■ Records for the exercise:
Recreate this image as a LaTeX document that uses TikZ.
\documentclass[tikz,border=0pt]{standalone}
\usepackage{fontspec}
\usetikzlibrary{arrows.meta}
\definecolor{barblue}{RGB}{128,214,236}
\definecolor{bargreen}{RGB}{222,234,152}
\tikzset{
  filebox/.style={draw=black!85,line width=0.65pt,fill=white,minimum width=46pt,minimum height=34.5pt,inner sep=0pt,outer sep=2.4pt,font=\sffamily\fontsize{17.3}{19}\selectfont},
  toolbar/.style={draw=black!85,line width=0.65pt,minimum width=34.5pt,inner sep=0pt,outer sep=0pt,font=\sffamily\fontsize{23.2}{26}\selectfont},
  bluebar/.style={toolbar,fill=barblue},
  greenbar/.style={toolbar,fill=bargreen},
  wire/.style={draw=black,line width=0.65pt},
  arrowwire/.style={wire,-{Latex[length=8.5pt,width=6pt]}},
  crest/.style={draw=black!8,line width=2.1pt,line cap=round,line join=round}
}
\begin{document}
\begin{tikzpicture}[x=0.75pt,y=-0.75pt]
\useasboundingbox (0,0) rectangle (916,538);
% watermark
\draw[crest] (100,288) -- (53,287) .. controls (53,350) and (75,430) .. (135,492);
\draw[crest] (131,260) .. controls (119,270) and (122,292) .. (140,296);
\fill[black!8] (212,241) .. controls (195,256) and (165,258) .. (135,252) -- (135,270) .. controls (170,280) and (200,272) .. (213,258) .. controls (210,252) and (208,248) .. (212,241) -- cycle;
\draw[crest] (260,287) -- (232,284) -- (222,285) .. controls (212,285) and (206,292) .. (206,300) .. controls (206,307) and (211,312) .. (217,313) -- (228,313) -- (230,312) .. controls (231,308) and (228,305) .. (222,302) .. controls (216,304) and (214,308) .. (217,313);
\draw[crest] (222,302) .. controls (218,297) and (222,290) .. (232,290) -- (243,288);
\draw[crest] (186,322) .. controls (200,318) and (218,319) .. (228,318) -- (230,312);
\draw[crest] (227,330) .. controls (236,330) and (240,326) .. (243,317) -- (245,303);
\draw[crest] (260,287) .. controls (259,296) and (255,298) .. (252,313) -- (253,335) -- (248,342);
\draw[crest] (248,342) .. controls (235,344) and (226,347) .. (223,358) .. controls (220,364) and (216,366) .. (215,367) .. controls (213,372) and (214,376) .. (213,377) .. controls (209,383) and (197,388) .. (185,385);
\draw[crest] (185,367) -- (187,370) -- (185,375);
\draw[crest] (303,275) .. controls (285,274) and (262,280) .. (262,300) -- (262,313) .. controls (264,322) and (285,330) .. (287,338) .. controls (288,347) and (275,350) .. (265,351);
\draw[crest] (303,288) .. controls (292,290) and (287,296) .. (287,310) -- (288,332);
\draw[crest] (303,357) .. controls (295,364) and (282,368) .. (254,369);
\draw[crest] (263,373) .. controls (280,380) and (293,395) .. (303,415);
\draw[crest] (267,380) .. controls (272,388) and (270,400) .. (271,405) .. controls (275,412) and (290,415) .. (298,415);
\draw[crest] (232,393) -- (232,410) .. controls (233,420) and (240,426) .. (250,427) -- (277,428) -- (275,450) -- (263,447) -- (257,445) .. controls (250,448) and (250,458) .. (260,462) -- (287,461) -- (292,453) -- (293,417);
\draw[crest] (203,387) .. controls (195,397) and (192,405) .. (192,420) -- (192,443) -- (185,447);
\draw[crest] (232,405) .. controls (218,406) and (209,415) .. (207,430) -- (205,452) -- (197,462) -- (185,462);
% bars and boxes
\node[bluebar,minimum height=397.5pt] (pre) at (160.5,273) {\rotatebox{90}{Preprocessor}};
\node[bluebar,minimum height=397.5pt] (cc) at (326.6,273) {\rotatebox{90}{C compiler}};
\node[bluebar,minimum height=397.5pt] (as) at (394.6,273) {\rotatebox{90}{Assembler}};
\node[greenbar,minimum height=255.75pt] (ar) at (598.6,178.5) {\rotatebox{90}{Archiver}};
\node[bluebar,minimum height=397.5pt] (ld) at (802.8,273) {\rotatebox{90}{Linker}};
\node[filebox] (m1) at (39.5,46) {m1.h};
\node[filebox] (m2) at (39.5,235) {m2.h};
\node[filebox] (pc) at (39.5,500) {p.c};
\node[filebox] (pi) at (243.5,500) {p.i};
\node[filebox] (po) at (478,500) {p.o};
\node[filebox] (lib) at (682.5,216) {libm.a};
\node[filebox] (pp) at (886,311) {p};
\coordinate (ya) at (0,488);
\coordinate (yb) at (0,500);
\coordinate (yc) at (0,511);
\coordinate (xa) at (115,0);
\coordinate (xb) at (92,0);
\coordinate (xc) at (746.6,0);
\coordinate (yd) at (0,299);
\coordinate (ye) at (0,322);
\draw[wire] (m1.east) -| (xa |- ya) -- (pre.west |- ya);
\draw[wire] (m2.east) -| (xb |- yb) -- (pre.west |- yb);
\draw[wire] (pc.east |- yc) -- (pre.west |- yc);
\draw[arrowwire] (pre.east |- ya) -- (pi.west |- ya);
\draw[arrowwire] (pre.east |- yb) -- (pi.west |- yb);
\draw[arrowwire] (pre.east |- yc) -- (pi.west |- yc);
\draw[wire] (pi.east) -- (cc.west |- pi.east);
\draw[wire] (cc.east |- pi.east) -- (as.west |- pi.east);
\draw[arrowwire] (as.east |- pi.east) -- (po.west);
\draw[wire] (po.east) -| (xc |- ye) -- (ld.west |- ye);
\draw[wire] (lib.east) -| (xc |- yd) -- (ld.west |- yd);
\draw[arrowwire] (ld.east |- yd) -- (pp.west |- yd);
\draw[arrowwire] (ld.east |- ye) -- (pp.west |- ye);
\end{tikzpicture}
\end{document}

...

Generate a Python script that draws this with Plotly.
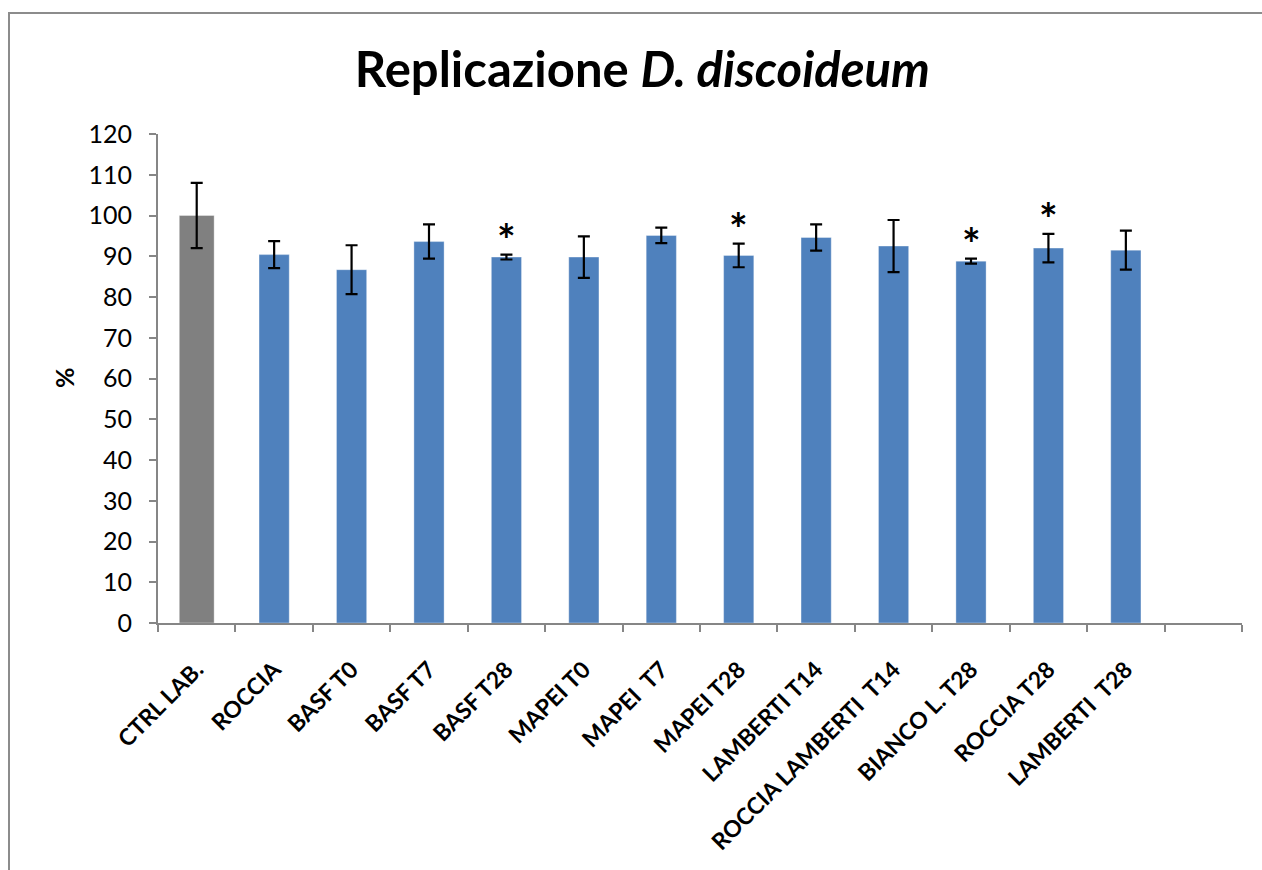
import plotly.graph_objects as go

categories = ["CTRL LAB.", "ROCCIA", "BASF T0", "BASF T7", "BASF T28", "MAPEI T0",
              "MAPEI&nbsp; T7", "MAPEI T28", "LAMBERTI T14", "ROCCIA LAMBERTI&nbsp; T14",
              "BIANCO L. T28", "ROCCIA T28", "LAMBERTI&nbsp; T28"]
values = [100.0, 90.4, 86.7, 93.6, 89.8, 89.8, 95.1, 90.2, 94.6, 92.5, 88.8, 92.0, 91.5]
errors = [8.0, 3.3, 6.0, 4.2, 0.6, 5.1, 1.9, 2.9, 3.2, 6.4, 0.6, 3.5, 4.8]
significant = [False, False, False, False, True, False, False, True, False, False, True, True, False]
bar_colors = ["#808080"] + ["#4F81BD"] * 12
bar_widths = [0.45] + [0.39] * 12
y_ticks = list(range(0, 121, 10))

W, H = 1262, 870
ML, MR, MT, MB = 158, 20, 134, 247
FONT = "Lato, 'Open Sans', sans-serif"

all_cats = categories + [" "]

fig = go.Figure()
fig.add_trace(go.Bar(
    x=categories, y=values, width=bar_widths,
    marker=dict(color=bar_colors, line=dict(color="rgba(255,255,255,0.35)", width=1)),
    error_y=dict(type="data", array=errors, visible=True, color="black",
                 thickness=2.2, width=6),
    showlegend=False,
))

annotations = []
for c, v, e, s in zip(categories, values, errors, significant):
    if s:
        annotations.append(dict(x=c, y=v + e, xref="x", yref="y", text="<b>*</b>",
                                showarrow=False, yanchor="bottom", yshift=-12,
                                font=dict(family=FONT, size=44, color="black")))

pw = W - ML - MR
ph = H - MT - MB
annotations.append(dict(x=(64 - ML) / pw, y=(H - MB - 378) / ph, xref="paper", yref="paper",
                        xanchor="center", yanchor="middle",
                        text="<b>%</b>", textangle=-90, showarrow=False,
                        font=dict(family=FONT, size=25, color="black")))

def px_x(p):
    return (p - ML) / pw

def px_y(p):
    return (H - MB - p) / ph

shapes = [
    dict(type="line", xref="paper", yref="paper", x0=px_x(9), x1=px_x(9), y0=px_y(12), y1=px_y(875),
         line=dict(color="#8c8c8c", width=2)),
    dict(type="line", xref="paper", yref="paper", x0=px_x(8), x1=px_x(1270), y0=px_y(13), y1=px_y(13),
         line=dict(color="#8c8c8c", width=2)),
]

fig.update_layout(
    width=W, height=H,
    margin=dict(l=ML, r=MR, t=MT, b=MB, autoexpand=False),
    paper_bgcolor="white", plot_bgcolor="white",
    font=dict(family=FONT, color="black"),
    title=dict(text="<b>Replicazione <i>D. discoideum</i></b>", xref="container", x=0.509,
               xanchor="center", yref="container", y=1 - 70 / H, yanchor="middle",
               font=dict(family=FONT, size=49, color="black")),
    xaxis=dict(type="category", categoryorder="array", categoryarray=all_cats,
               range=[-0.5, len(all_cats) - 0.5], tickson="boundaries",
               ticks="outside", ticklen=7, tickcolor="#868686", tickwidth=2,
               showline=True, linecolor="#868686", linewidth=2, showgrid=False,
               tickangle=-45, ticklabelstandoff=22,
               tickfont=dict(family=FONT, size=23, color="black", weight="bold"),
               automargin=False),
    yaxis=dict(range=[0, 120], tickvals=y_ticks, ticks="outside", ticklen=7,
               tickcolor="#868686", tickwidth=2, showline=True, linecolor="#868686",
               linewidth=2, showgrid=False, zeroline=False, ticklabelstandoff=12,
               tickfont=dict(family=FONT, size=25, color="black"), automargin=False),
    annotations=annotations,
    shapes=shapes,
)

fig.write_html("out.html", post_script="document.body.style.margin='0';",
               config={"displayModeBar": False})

■ Task description:
Above are the records. Print exactly the lines from the one containing "Generate a Python" to the one containing "return (H - MB - p) / ph", both included, and nothing else; pictures are excluded.

■ Finished task:
Generate a Python script that draws this with Plotly.
import plotly.graph_objects as go

categories = ["CTRL LAB.", "ROCCIA", "BASF T0", "BASF T7", "BASF T28", "MAPEI T0",
              "MAPEI&nbsp; T7", "MAPEI T28", "LAMBERTI T14", "ROCCIA LAMBERTI&nbsp; T14",
              "BIANCO L. T28", "ROCCIA T28", "LAMBERTI&nbsp; T28"]
values = [100.0, 90.4, 86.7, 93.6, 89.8, 89.8, 95.1, 90.2, 94.6, 92.5, 88.8, 92.0, 91.5]
errors = [8.0, 3.3, 6.0, 4.2, 0.6, 5.1, 1.9, 2.9, 3.2, 6.4, 0.6, 3.5, 4.8]
significant = [False, False, False, False, True, False, False, True, False, False, True, True, False]
bar_colors = ["#808080"] + ["#4F81BD"] * 12
bar_widths = [0.45] + [0.39] * 12
y_ticks = list(range(0, 121, 10))

W, H = 1262, 870
ML, MR, MT, MB = 158, 20, 134, 247
FONT = "Lato, 'Open Sans', sans-serif"

all_cats = categories + [" "]

fig = go.Figure()
fig.add_trace(go.Bar(
    x=categories, y=values, width=bar_widths,
    marker=dict(color=bar_colors, line=dict(color="rgba(255,255,255,0.35)", width=1)),
    error_y=dict(type="data", array=errors, visible=True, color="black",
                 thickness=2.2, width=6),
    showlegend=False,
))

annotations = []
for c, v, e, s in zip(categories, values, errors, significant):
    if s:
        annotations.append(dict(x=c, y=v + e, xref="x", yref="y", text="<b>*</b>",
                                showarrow=False, yanchor="bottom", yshift=-12,
                                font=dict(family=FONT, size=44, color="black")))

pw = W - ML - MR
ph = H - MT - MB
annotations.append(dict(x=(64 - ML) / pw, y=(H - MB - 378) / ph, xref="paper", yref="paper",
                        xanchor="center", yanchor="middle",
                        text="<b>%</b>", textangle=-90, showarrow=False,
                        font=dict(family=FONT, size=25, color="black")))

def px_x(p):
    return (p - ML) / pw

def px_y(p):
    return (H - MB - p) / ph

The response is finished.